Example: Constructor Injection
class ApiService {
Future fetchData() async {
// Simulate fetching data from an API
await Future.delayed(Duration(seconds: 1));
return 'Data from API';
}
}
class DataProvider {
final ApiService apiService;
DataProvider(this.apiService);
Future getData() async {
return apiService.fetchData();
}
}
void main() async {
final apiService = ApiService();
final dataProvider = DataProvider(apiService);
final data = await dataProvider.getData();
print(data); // Output: Data from API
}
3. Testing
Write unit, widget, and integration tests to ensure your code functions correctly and to catch regressions early. Comprehensive testing is crucial for maintaining code quality.

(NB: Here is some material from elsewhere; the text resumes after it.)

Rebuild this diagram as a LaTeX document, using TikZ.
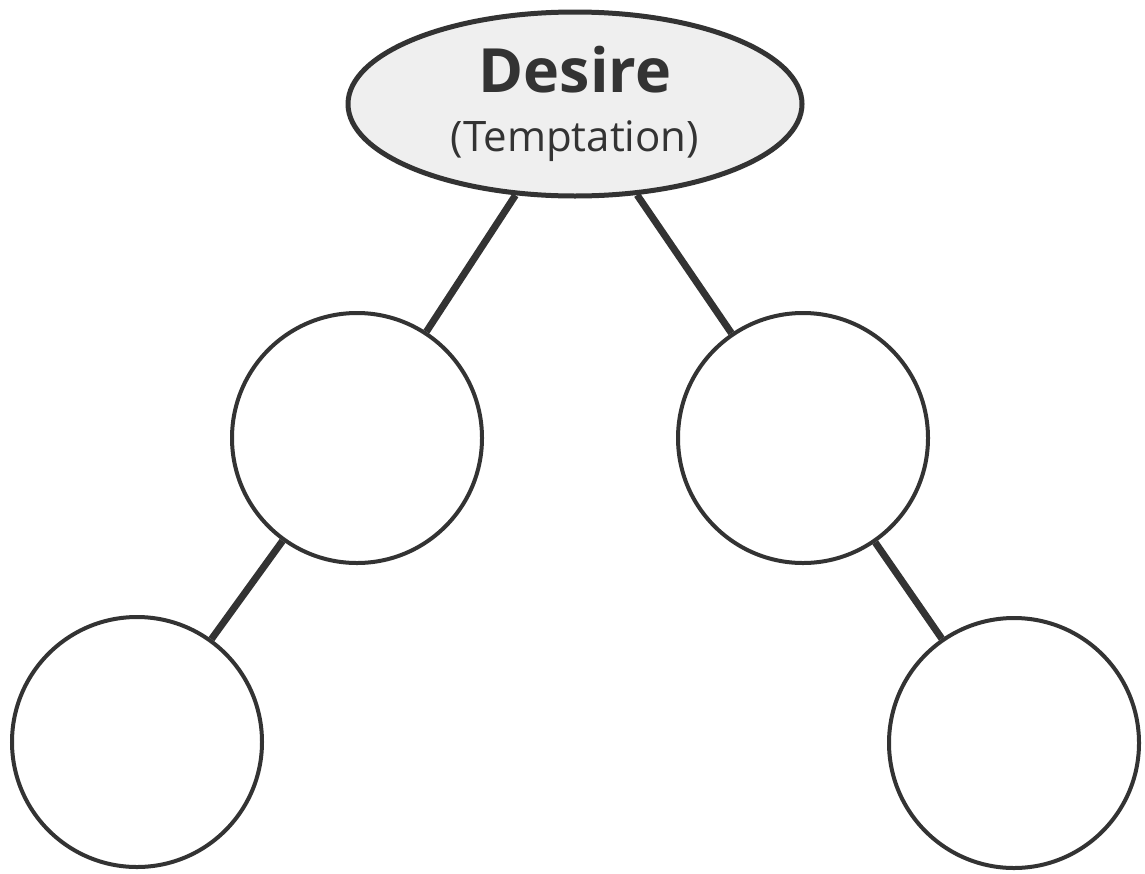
\documentclass[tikz,border=0pt]{standalone}
\usepackage{fontspec}
\setmainfont{Open Sans}
\usetikzlibrary{positioning,shapes}

\definecolor{ink}{HTML}{333333}
\definecolor{cloud}{HTML}{EFEFEF}

\begin{document}
\begin{tikzpicture}[auto]
	\tikzstyle{bubble} = [draw=ink, circle, line width=4pt, minimum size=250pt, inner sep=0pt, fill=white]
	\tikzstyle{link} = [draw=ink, line width=7pt]
	\useasboundingbox[fill=white] (0pt,0pt) rectangle (1145pt,-873pt);

	\node [draw=ink, ellipse, line width=5pt, fill=cloud, minimum width=454pt, minimum height=184pt, inner sep=0pt, align=center, text=ink, font=\fontsize{42}{59}\selectfont] (desire) at (575pt,-104pt) {{\fontsize{61}{59}\selectfont\bfseries Desire}\\(Temptation)};
	\node [bubble, on grid, below left = 334pt and 218pt of desire] (left) {};
	\node [bubble, on grid, below right = 334pt and 228pt of desire] (right) {};
	\node [bubble, on grid, below left = 304pt and 220pt of left] (leftleft) {};
	\node [bubble, on grid, below right = 305pt and 211pt of right] (rightright) {};

	\draw [link] (desire) -- (left);
	\draw [link] (desire) -- (right);
	\draw [link] (left) -- (leftleft);
	\draw [link] (right) -- (rightright);

\end{tikzpicture}
\end{document}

Example: Unit Testing with Flutter
import 'package:flutter_test/flutter_test.dart';
int add(int a, int b) {
return a + b;
}
void main() {
test('Add two numbers', () {
expect(add(2, 3), 5);
});
}
Conclusion
Creating reusable and maintainable code in Flutter is essential for building scalable, high-quality applications. By adhering to best practices like modular design, the DRY principle, and consistent naming conventions, and by leveraging advanced techniques such as design patterns and dependency injection, developers can construct codebases that are easy to understand, modify, and extend. Emphasizing testing further ensures that the application remains robust and reliable over time.